The Parisian lifestyle sounds glamourous, but it is in fact far from it. I find beauty in little things, closing my eyes when I listen to music so as not to look at the crumbling ceiling in my little box of a room. For now, poordom is okay. Being viewed as a heroic American savior in Kosovo this past summer made me realise that I don’t need a lot of purchasing power to be happy. In fact, I was the unhappiest I had ever been in Pristina, regardless of the fact that some of the locals looked at me and smelled wealth and roads paved with gold in their own version of the American dream. Keeping busy to run from reality, staying on track to fill up time, keeping focussed to nail the deadline, isn’t that what we do in the Western world ? The Steely Dan song ‘Here in the Western World’ popped into my head constantly as I fantasised about handsome architecture, a functioning postal system, potable drinking water, and uranium-free air. I saw the slowness of southern Europe as a disability rather than a different choice. After all, it’s all about the choices we make, day in and day out. But the friendliness and the warmth of those people stayed with me, and now I understand the difference between the modern disconnect and the old-age adage that says “Treat your neighbor to biscuits made of gold, you never know when you’ll be cold”. Actually, I just thought that up.

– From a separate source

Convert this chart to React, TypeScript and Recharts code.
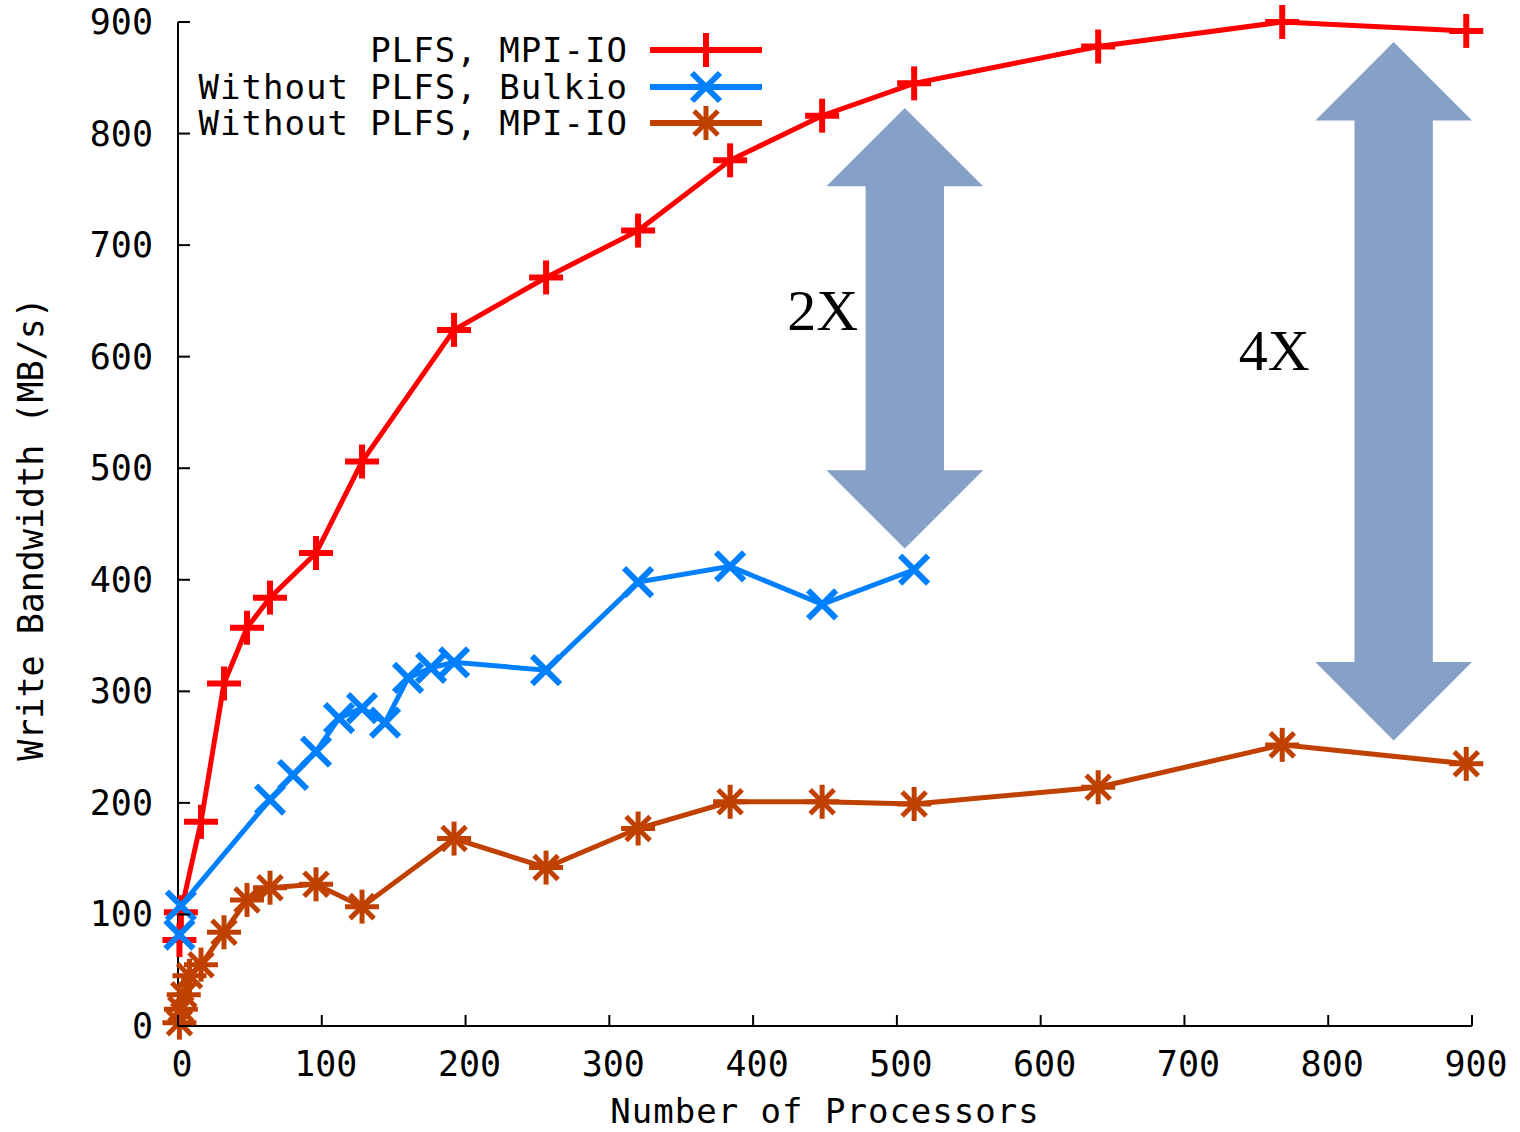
import React from "react";
import {
  Line,
  LineChart,
  ReferenceArea,
  ReferenceDot,
  XAxis,
  YAxis,
} from "recharts";

// Write bandwidth vs. number of processors (gnuplot-style figure with two
// hand-drawn "2X" / "4X" double arrows on top).

const SERIES_NAMES = ["PLFS, MPI-IO", "Without PLFS, Bulkio", "Without PLFS, MPI-IO"];
const SERIES_COLORS = ["#ff0000", "#0080ff", "#c04000"];

const plfsProcs = [1, 2, 16, 32, 48, 64, 96, 128, 192, 256, 320, 384, 448, 512, 640, 768, 896];
const plfsMBs = [77, 102, 183, 307, 357, 384, 424, 506, 624, 671, 713, 776, 816, 845, 878, 900, 892];

const bulkioProcs = [1, 2, 64, 80, 96, 112, 128, 144, 160, 176, 192, 256, 320, 384, 448, 512];
const bulkioMBs = [82, 108, 203, 225, 246, 276, 285, 272, 312, 321, 326, 319, 398, 412, 378, 409];

const mpiioProcs = [1, 2, 4, 8, 16, 32, 48, 64, 96, 128, 192, 256, 320, 384, 448, 512, 640, 768, 896];
const mpiioMBs = [3, 15, 28, 45, 55, 84, 113, 124, 127, 107, 168, 142, 177, 201, 201, 199, 214, 252, 235];

const xTicks = [0, 100, 200, 300, 400, 500, 600, 700, 800, 900];
const yTicks = [0, 100, 200, 300, 400, 500, 600, 700, 800, 900];

// annotation arrows: head extent in x, tip-to-tip in y (data units)
const arrowX1 = [451, 791];
const arrowX2 = [560, 900];
const arrowY1 = [428, 256];
const arrowY2 = [823, 882];
const arrowText = ["2X", "4X"];
const arrowTextX = [473, 787];
const arrowTextY = [624, 588];

const ARROW_FILL = "#87a0c8";
const MONO = "'DejaVu Sans Mono', 'Liberation Mono', monospace";

const toPoints = (xs: number[], ys: number[]) => xs.map((x, i) => ({ x, y: ys[i] }));
const seriesData = [
  toPoints(plfsProcs, plfsMBs),
  toPoints(bulkioProcs, bulkioMBs),
  toPoints(mpiioProcs, mpiioMBs),
];

function Marker({ kind, cx, cy, color }: { kind: number; cx: number; cy: number; color: string }) {
  const s = 17;
  const d = 14;
  if (kind === 0) {
    return (
      <g>
        <line x1={cx - s} y1={cy} x2={cx + s} y2={cy} stroke={color} strokeWidth={6} />
        <line x1={cx} y1={cy - s} x2={cx} y2={cy + s} stroke={color} strokeWidth={6} />
      </g>
    );
  }
  if (kind === 1) {
    return (
      <g>
        <line x1={cx - d} y1={cy - d} x2={cx + d} y2={cy + d} stroke={color} strokeWidth={6} />
        <line x1={cx - d} y1={cy + d} x2={cx + d} y2={cy - d} stroke={color} strokeWidth={6} />
      </g>
    );
  }
  return (
    <g>
      <line x1={cx - s} y1={cy} x2={cx + s} y2={cy} stroke={color} strokeWidth={5} />
      <line x1={cx} y1={cy - s} x2={cx} y2={cy + s} stroke={color} strokeWidth={5} />
      <line x1={cx - 12} y1={cy - 12} x2={cx + 12} y2={cy + 12} stroke={color} strokeWidth={5} />
      <line x1={cx - 12} y1={cy + 12} x2={cx + 12} y2={cy - 12} stroke={color} strokeWidth={5} />
    </g>
  );
}

function DoubleArrow(props: any) {
  const { x, y, width, height } = props;
  const cx = x + width / 2;
  const shaft = width / 4;
  const head = width / 2;
  const top = y;
  const bot = y + height;
  const pts = [
    [cx, top],
    [x + width, top + head],
    [cx + shaft, top + head],
    [cx + shaft, bot - head],
    [x + width, bot - head],
    [cx, bot],
    [x, bot - head],
    [cx - shaft, bot - head],
    [cx - shaft, top + head],
    [x, top + head],
  ];
  return <polygon points={pts.map((p) => p.join(",")).join(" ")} fill={ARROW_FILL} stroke="none" />;
}

function BottomTick(props: any) {
  const { x, y, payload } = props;
  return (
    <g>
      <line x1={x} y1={y} x2={x} y2={y - 11} stroke="#000" strokeWidth={2} />
      <text x={x + 4} y={y + 38} textAnchor="middle" dominantBaseline="central" fontFamily={MONO} fontSize={35} fill="#000">
        {payload.value}
      </text>
    </g>
  );
}

function TopTick(props: any) {
  const { x, y } = props;
  return <line x1={x} y1={y} x2={x} y2={y + 11} stroke="#000" strokeWidth={2} />;
}

function LeftTick(props: any) {
  const { x, y, payload } = props;
  return (
    <g>
      <line x1={x} y1={y} x2={x + 12} y2={y} stroke="#000" strokeWidth={2} />
      <text x={x - 25} y={y} textAnchor="end" dominantBaseline="central" fontFamily={MONO} fontSize={35} fill="#000">
        {payload.value}
      </text>
    </g>
  );
}

function RightTick(props: any) {
  const { x, y } = props;
  return <line x1={x} y1={y} x2={x - 12} y2={y} stroke="#000" strokeWidth={2} />;
}

function LegendBox() {
  return (
    <div style={{ position: "absolute", left: 180, top: 32 }}>
      {SERIES_NAMES.map((name, i) => (
        <div key={name} style={{ display: "flex", alignItems: "center", height: 36.6 }}>
          <div
            style={{
              width: 448,
              textAlign: "right",
              fontFamily: MONO,
              fontSize: 34,
              letterSpacing: "1px",
              lineHeight: "34px",
              color: "#000",
              whiteSpace: "pre",
            }}
          >
            {name}
          </div>
          <svg width={134} height={36}>
            <line x1={22} y1={18} x2={134} y2={18} stroke={SERIES_COLORS[i]} strokeWidth={6} />
            <Marker kind={i} cx={78} cy={18} color={SERIES_COLORS[i]} />
          </svg>
        </div>
      ))}
    </div>
  );
}

export default function App() {
  return (
    <div style={{ position: "absolute", left: 0, top: 0, width: 1520, height: 1132, background: "#fff" }}>
      <LineChart width={1520} height={1132} margin={{ top: 22, right: 48, bottom: 0, left: 0 }}>
        <XAxis
          xAxisId={0}
          type="number"
          dataKey="x"
          domain={[0, 900]}
          ticks={xTicks}
          height={106}
          tickSize={0}
          tickMargin={0}
          tickLine={false}
          axisLine={{ stroke: "#000", strokeWidth: 2 }}
          tick={<BottomTick />}
          label={{
            content: (p: any) => {
              const vb = p.viewBox;
              return (
                <text x={vb.x + vb.width / 2} y={vb.y + 85} textAnchor="middle" dominantBaseline="central" fontFamily={MONO} fontSize={34} letterSpacing={1} fill="#000">
                  Number of Processors
                </text>
              );
            },
          }}
        />
        <XAxis
          xAxisId="top"
          orientation="top"
          type="number"
          domain={[0, 900]}
          ticks={xTicks}
          height={0}
          tickSize={0}
          tickMargin={0}
          tickLine={false}
          axisLine={{ stroke: "#000", strokeWidth: 2 }}
          tick={<TopTick />}
        />
        <YAxis
          yAxisId={0}
          type="number"
          domain={[0, 900]}
          ticks={yTicks}
          width={178}
          tickSize={0}
          tickMargin={0}
          tickLine={false}
          axisLine={{ stroke: "#000", strokeWidth: 2 }}
          tick={<LeftTick />}
          label={{
            content: (p: any) => {
              const vb = p.viewBox;
              const cx = vb.x + 31;
              const cy = vb.y + vb.height / 2 + 5;
              return (
                <text
                  x={cx}
                  y={cy}
                  transform={`rotate(-90 ${cx} ${cy})`}
                  textAnchor="middle"
                  dominantBaseline="central"
                  fontFamily={MONO}
                  fontSize={35}
                  fill="#000"
                >
                  Write Bandwidth (MB/s)
                </text>
              );
            },
          }}
        />
        <YAxis
          yAxisId="right"
          orientation="right"
          type="number"
          domain={[0, 900]}
          ticks={yTicks}
          width={0}
          tickSize={0}
          tickMargin={0}
          tickLine={false}
          axisLine={{ stroke: "#000", strokeWidth: 2 }}
          tick={<RightTick />}
        />

        {seriesData.map((data, i) => (
          <Line
            key={SERIES_NAMES[i]}
            data={data}
            dataKey="y"
            name={SERIES_NAMES[i]}
            type="linear"
            stroke={SERIES_COLORS[i]}
            strokeWidth={5}
            isAnimationActive={false}
            dot={(p: any) => <Marker key={`${i}-${p.index}`} kind={i} cx={p.cx} cy={p.cy} color={SERIES_COLORS[i]} />}
            activeDot={false}
          />
        ))}

        {arrowText.map((t, i) => (
          <ReferenceArea
            key={`arrow-${t}`}
            x1={arrowX1[i]}
            x2={arrowX2[i]}
            y1={arrowY1[i]}
            y2={arrowY2[i]}
            ifOverflow="visible"
            shape={<DoubleArrow />}
          />
        ))}
        {arrowText.map((t, i) => (
          <ReferenceDot
            key={`label-${t}`}
            x={arrowTextX[i]}
            y={arrowTextY[i]}
            r={0}
            ifOverflow="visible"
            shape={(p: any) => (
              <text x={p.cx} y={p.cy} textAnchor="end" fontFamily="'Liberation Serif', 'Times New Roman', serif" fontSize={58} fill="#000">
                {t}
              </text>
            )}
          />
        ))}
      </LineChart>
      <LegendBox />
    </div>
  );
}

But what’s up with this cliché H-word ? Why are people so obsessed with pursuing it ? I did an epistemological inquiry to figure it out for one of my high school English assignments and investigated the up-and-coming field of positive psychology. This branch of the humanities promotes a positive outlook and shows statistics of human development indices (HDI) in Scandinavian countries, which are the highest in the world due to their government model and other cultural factors that I don’t know (yet). It’s probably got something to do with the fact that they ride their bikes everywhere and eat delicious smoked salmon.

Happiness with a capital ‘H’ is just an ideal. A wise person once told me that contentment comes from the good moments that make up a week. Eating well, listening to good music, seeing art, having sex… each of these moments should be savored so that when looking back on them, you realise the fleeting impermanence of all emotions and situations, whether fortunate, unfortunate, or anywhere else on the gamut. I try to have as many of these good moments as possible, and I appreciate good luck when it comes my way. As for being happy ? That’s a butterfly that still hasn’t landed on my shoulder.

For now, I’d rather be poor in Paris.